L'Esg non diventi una sigla vuota
A parere di Luca Piacenza, vicedirettore Coldiretti, «l’agricoltore ha già compiuto molti passi verso il rispetto dell’ambiente» e la stessa Ue riconosce la validità del nostro sistema alimentare per qualità e sicurezza dei cibi. «Del green deal – ha aggiunto – dobbiamo considerare la parte buona prendendo coscienza che anche il resto del mondo deve cambiare insieme a noi». Con l’architettura verde della Pac, da tempo gli agricoltori sono in linea con i criteri Esg. «L’auspicio – ha concluso Luca Piacenza – è che l’Esg non diventi uno dei tanti marchi di cui è pieno il mondo, alcuni dei quali sono scatole vuote che confondono i consumatori».
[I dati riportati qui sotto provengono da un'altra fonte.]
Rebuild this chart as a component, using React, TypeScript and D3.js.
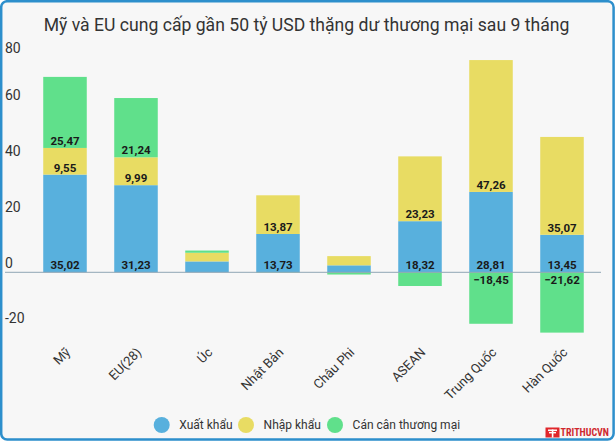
import React from "react";
import * as d3 from "d3";

const categories = ["Mỹ", "EU(28)", "Úc", "Nhật Bản", "Châu Phi", "ASEAN", "Trung Quốc", "Hàn Quốc"];
const exportsVals = [35.02, 31.23, 3.9, 13.73, 2.5, 18.32, 28.81, 13.45];
const importsVals = [9.55, 9.99, 3.1, 13.87, 3.3, 23.23, 47.26, 35.07];
const balanceVals = [25.47, 21.24, 0.8, -0.14, -0.8, -4.91, -18.45, -21.62];
const seriesNames = ["Xuất khẩu", "Nhập khẩu", "Cán cân thương mại"];
const seriesColors = ["#58b0dd", "#e8dc63", "#60e08b"];
const yTicks = [-20, 0, 20, 40, 60, 80];
const title = "Mỹ và EU cung cấp gần 50 tỷ USD thặng dư thương mại sau 9 tháng";

const W = 615;
const H = 441;
const FONT = "Roboto, 'Noto Sans', sans-serif";

export default function App() {
  const rows = categories.map((c, i) => ({
    cat: c,
    s0: exportsVals[i],
    s1: importsVals[i],
    s2: balanceVals[i],
  }));
  const keys = ["s0", "s1", "s2"];
  const stacked = d3.stack<any>().keys(keys).offset(d3.stackOffsetDiverging)(rows);

  const x = d3.scaleBand<string>().domain(categories).range([29.5, 597.5]).paddingInner(0.387).paddingOuter(0.1935);
  const pxPerUnit = 2.79;
  const y = d3.scaleLinear().domain([0, 80]).range([272.3, 272.3 - 80 * pxPerUnit]);

  const fmt = (v: number) => d3.format(".2f")(v).replace(".", ",");

  const legendX = [161.7, 246, 335];

  return (
    <svg width={W} height={H} style={{ position: "absolute", left: 0, top: 0 }} fontFamily={FONT}>
      <rect x={0} y={0} width={W} height={H} fill="#ffffff" />
      <rect x={1.2} y={1.2} width={612.4} height={438.4} rx={6} fill="#f7f7f7" stroke="#2d8fcc" strokeWidth={2.5} />
      <text x={306.5} y={31} textAnchor="middle" fontSize={17.6} fill="#333">{title}</text>

      {yTicks.map((t) => (
        <text key={t} x={5} y={Math.max(y(t) - 9.7, 48.5)} dy="0.35em" fontSize={14} fill="#333">{t}</text>
      ))}

      {stacked.map((layer, si) => (
        <g key={layer.key}>
          {layer.map((d, i) => {
            const y0 = y(d[0]);
            const y1 = y(d[1]);
            const top = Math.min(y0, y1);
            const h = Math.abs(y0 - y1);
            return (
              <rect key={i} x={x(categories[i])!} width={x.bandwidth()} y={top} height={h} fill={seriesColors[si]} />
            );
          })}
        </g>
      ))}

      <line x1={5} x2={601} y1={y(0)} y2={y(0)} stroke="#8fa6b5" strokeWidth={1} />

      {stacked.map((layer, si) => (
        <g key={"l" + layer.key}>
          {layer.map((d, i) => {
            const v = (rows[i] as any)[layer.key] as number;
            const y0 = y(d[0]);
            const y1 = y(d[1]);
            const h = Math.abs(y0 - y1);
            if (h < 15) return null;
            const cx = x(categories[i])! + x.bandwidth() / 2;
            const ly = v >= 0 ? y(d[0]) - 7 : y(d[1]) + 8;
            return (
              <text key={i} x={cx} y={ly} dy="0.35em" textAnchor="middle" fontSize={11.5} fontWeight="bold" fill="#1a1a1a">{fmt(v)}</text>
            );
          })}
        </g>
      ))}

      {categories.map((c) => {
        const cx = x(c)! + x.bandwidth() / 2;
        return (
          <text key={c} transform={`translate(${cx + 3},${350}) rotate(-45)`} textAnchor="end" dy="0.35em" fontSize={13} fill="#333">{c}</text>
        );
      })}

      {seriesNames.map((n, i) => (
        <g key={n}>
          <circle cx={legendX[i]} cy={425} r={8} fill={seriesColors[i]} />
          <text x={legendX[i] + 17.6} y={425} dy="0.35em" fontSize={12} fill="#333">{n}</text>
        </g>
      ))}

      <g>
        <rect x={545.5} y={427.5} width={14} height={10} fill="#e0262b" />
        <rect x={548} y={429.5} width={9} height={1.6} fill="#fff" />
        <rect x={549} y={432} width={7} height={1.4} fill="#fff" />
        <rect x={551.8} y={429.5} width={1.6} height={8} fill="#fff" />
        <text x={609} y={436} textAnchor="end" fontSize={10} fontWeight="bold" fill="#d0282e" fontFamily="'Liberation Sans Narrow', 'Roboto Condensed', 'Roboto', sans-serif">TRITHUCVN</text>
      </g>
    </svg>
  );
}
Fabio Girometta, presidente Cia, ha sottolineato che «chi opera in montagna non più certo contare sulla sostenibilità economica, essenziale affinché un’azienda possa sopravvivere, mentre mantenere l’agricoltura e l’allevamento in questi territori è indispensabile per la sostenibilità ambientale, ma questo non viene riconosciuto».
Ma l'Esg non garantisce la bancabilità
Filippo Gasparini, presidente di Confagricoltura Piacenza alla fine del suo secondo mandato (nella sua ultima uscita pubblica) ha colto l’occasione per mettere in guardia dal rischio che i criteri Esg possano subire la parabola di altre certificazioni divenute cogenti e dunque tramutatesi in un costo in capo al produttore e in un’ulteriore garanzia fornita a costo zero al consumatore.
«Se l’Esg sarà obbligatorio non sarà un più plus perché quando una misura diventa erga omnes, i plus cadono e per le aziende è devastante. Ci sarà un modo per rispettare anche l’economia? L’economia dei territori dà indipendenza e in questo esprimo un monito anche alla nostra banca: non perdiamo l’identità. Attenzione che l’Esg non garantisce la bancabilità – ha avvertito –. E non dite che siamo contro l’ambiente. Siamo contro l’ambientalismo che cela l’economia di Stato e il condizionamento, che demonizza le aziende e l’iniziativa privata. Il rispetto del lavoro e per l’ambiente ci sono già, così come le norme specifiche. I mercati internazionali non si curano di ciò che vuole l’Europa, bisogna usare ragionevolezza al posto della sostenibilità».